“Understanding the Generalization of ‘Lottery Tickets’ in Neural Networks”, Ari Morcos, Yuandong Tian2019-11-25 (, , ; backlinks; similar)⁠:

The lottery ticket hypothesis, initially proposed by researchers Jonathan Frankle and Michael Carbin at MIT, suggests that by training deep neural networks (DNNs) from “lucky” initializations, often referred to as “winning lottery tickets”, we can train networks which are 10–100× smaller with minimal losses—or even while achieving gains—in performance. This work has exciting implications for potentially finding ways to not only train with fewer resources, but also run faster inference of models on smaller devices, like smartphones and VR headsets. But the lottery ticket hypothesis is not yet fully understood by the AI community. In particular, it has remained unclear whether winning tickets are dependent on specific factors or rather represent an intrinsic feature of DNNs.

New research from Facebook AI finds the first definitive evidence that lottery tickets generalize across related, but distinct datasets and can extend to reinforcement learning (RL) and natural language processing (NLP). We’re sharing details on the results of our experiments using winning tickets, and we’re also introducing a new theoretical framework on the formation of lottery tickets to help researchers advance toward a better understanding of lucky initializations.

…there are many more open questions about the underlying properties and behaviors of neural networks, such as how do these winning tickets form, why do they exist, and how do they work?

To begin to analyze these questions in the context of deep ReLU networks, we used a student-teacher setting, in which a larger student network must learn to mimic exactly what the smaller teacher is doing. Since we can define the teacher network with fixed parameters in this setting, we can quantitatively measure the student network’s learning progress, and, critical to our investigation of lottery tickets, how the student network’s initialization affects the learning process.

In the student-teacher setting, we see that after training, the activity patterns of select student neurons correlate more strongly with those of teacher neurons than with the activity of other student neurons—a concept that is referred to as “student specialization.” This stronger correlation suggests that, during training, the student network not only learns the teacher’s network output but also the internal structure of the teacher by mimicking individual teacher neurons.

In our analysis, we show this occurrence happens locally in a 2-layer ReLU network: if the initial weights of a student neuron happen to be similar to those of some teacher neurons, then specialization will follow. The size of the neural network is important because the larger the student network, the more likely that one of the student neurons will start out close enough to a teacher neuron to learn to mimic its activity during training. What’s more, if a student neuron’s initial activation region has a more substantial overlap with a teacher neuron, then that student neuron specializes faster. This behavior corroborates the lottery ticket hypothesis, which similarly proposes that some lucky subset of initializations exist within neural networks, and “winning tickets” are the lucky student neurons that happen to be in the right location at the beginning of training.

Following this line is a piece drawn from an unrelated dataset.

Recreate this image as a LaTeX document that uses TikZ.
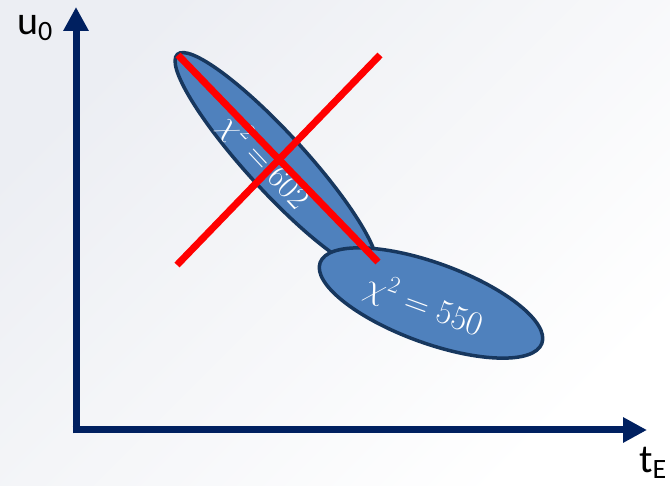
\RequirePackage{fix-cm}
\documentclass[tikz,border=0pt]{standalone}
\usepackage{fontspec}
\newfontfamily\axisfont{Carlito}
\usetikzlibrary{arrows.meta,shapes.geometric}
\definecolor{axisblue}{HTML}{002060}
\definecolor{fillblue}{HTML}{4F81BD}
\definecolor{edgeblue}{HTML}{17375E}
\definecolor{bgtop}{HTML}{ECEEF3}
\begin{document}
\begin{tikzpicture}[x=1pt,y=1pt,
  axisline/.style={draw=axisblue,line width=7pt,-{Triangle[width=24pt,length=24pt]}},
  blob/.style={ellipse,draw=edgeblue,fill=fillblue,line width=3.5pt,inner sep=0pt},
  cross/.style={draw=red,line width=7pt},
  chi/.style={text=white,inner sep=0pt},
  axlabel/.style={font=\axisfont\fontsize{40}{48}\selectfont,inner sep=0pt}]
\useasboundingbox (0,0) rectangle (670,486);
\shade[top color=bgtop,bottom color=white,shading angle=45] (0,0) rectangle (670,486);
% axes
\coordinate (O) at (76,56);
\coordinate (ytip) at (76,479);
\coordinate (xtip) at (647,56);
\draw[axisline] ([yshift=-3.5pt]O) -- (ytip);
\draw[axisline] ([xshift=-3.5pt]O) -- (xtip);
\node[axlabel] (ulab) at (35,458) {u\textsubscript{0}};
\node[axlabel] (tlab) at (653,23) {t\textsubscript{E}};
% ellipses
\node[blob,minimum width=292pt,minimum height=58pt,rotate=-47.5] (e1) at (276,324) {};
\node[chi,rotate=-47,font=\fontsize{32}{38}\selectfont] (c1) at (264,324) {$\chi^2=602$};
\node[blob,minimum width=236pt,minimum height=80pt,rotate=-20] (e2) at (431,183) {};
\node[chi,rotate=-20,font=\fontsize{34}{40}\selectfont] (c2) at (424,180) {$\chi^2=550$};
% red cross
\coordinate (r1a) at (178,431);
\coordinate (r1b) at (378,224);
\coordinate (r2a) at (380,431);
\coordinate (r2b) at (177,221);
\draw[cross] (r1a) -- (r1b);
\draw[cross] (r2a) -- (r2b);
\end{tikzpicture}
\end{document}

In our follow-up research, we strengthen our results by removing many mathematical assumptions, including independent activations and locality, and still prove that student specialization happens in the lowest layer in deep ReLU networks after training. From our analysis, we find certain mathematical properties in the training dynamics resonate with the lottery ticket phenomenon: those weights with a slight advantage in the initialization may have a greater chance of being the winning tickets after training converges.